What is not understood is that art and artists have always stood in opposition to this entire historical progression. None of us, from Praxiteles to Munch (and beyond), have accepted the primacy of analysis, of reason, of science, or of philosophy. Even those of us who were also scientists or philosophers (like Leonardo or Joseph Wright of Derby) would not have apologized for an obsession with the physical. Once upon a time, this is what "physics" meant. A sort of obsession with the physical that was not so very far from art. Leonardo did not have to walk many steps across his studio, or across his mind, to go from artist to scientist. But there is no creature in history less artistic than the modern physicist (despite the claims from him to the contrary). The physicist now seems to believe that creating paradoxes is creative, but the fact is that modern science is so far beyond an obsession with the physical that it isn't even believed to exist. Quantum Mechanics did away with "reality" many decades ago, and now even the moon is believed to be a probability (I am not kidding). It is very difficult to be in love with a probability, or to fall in love under a probability, or to paint by the light of a probability.

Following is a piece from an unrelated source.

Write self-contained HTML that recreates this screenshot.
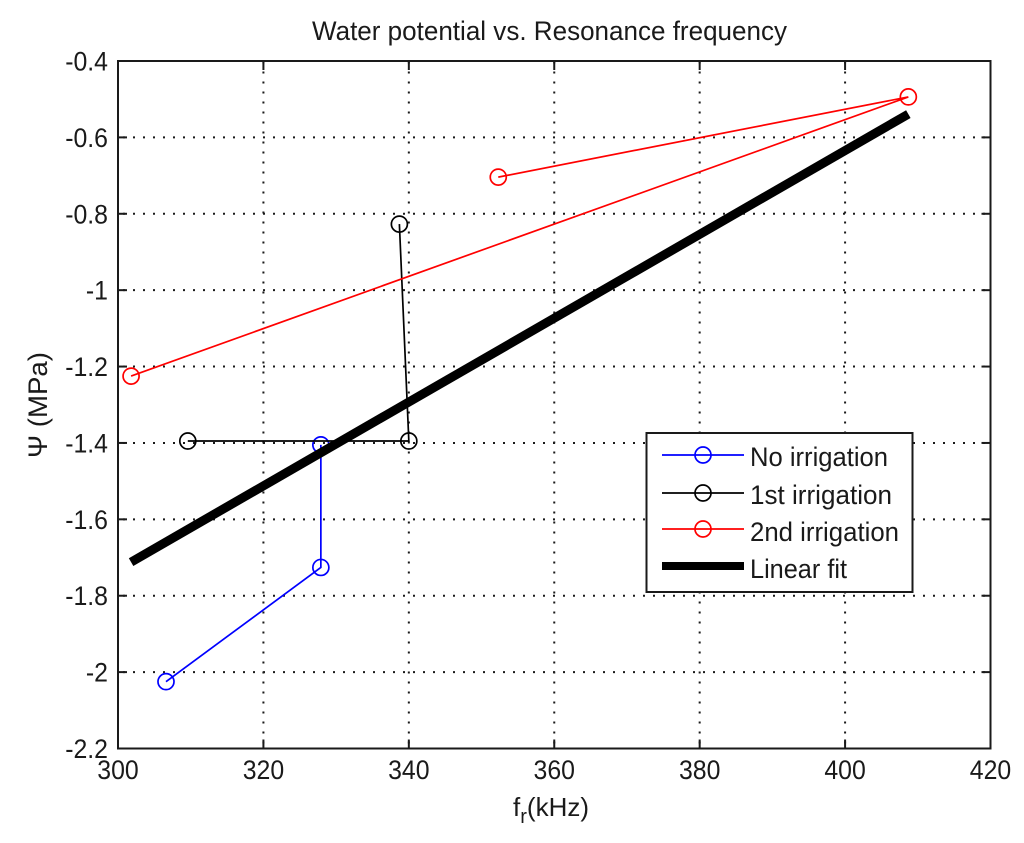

An artist, whether also physicist or not, is in love with the physical world. As such a lover, he is at odds with almost the entire spectrum of contemporary thinkers. Art splits the horns of all modern arguments. It does not respond to analysis from the right or the left, as I have said before. It also does not reveal itself to science or to religion or to philosophy. It reveals itself to desire and emotion. This is where prurience comes back into the argument. Both realists and the avant garde see prurience as a pejorative term, at least as regards the enemy's art. It is a term of abuse. The great artists have never seen it is this light. For them the term was only a twisting of a more positive adjective. What the writer saw as a perverted interest, the artist saw only as an interest. The word "prurience" therefore became strictly equivalent to the word "sexual" used by someone who was not sexual but desired to be. In this way, it became a red flag to artists, a signal of who they were dealing with. That is why the term dropped out of use in the early 20th century: critics realized it said more about them than about the artists, and they moved on to other less revealing topics. But by the late 20th century there were so few artists left, by the old definition, that the red flag was no longer a flag. There was nobody to tip off. All of art had become one writer talking to another writer. These writers all had the same neuroses, invisible to themselves, and so they were free to be as transparent as they wanted. This is how we have come to the absurd pass we are at, where critics weaned on unbelievable brutality and pathology in art turn around and accuse the Victorians of being perverts. Perversion is apparently allowed only if a living entity can profit from it. Once a work is beyond the open market it reverts to being a potential pattern for old ladies' knitting clubs or an illustration for vacation Bible school.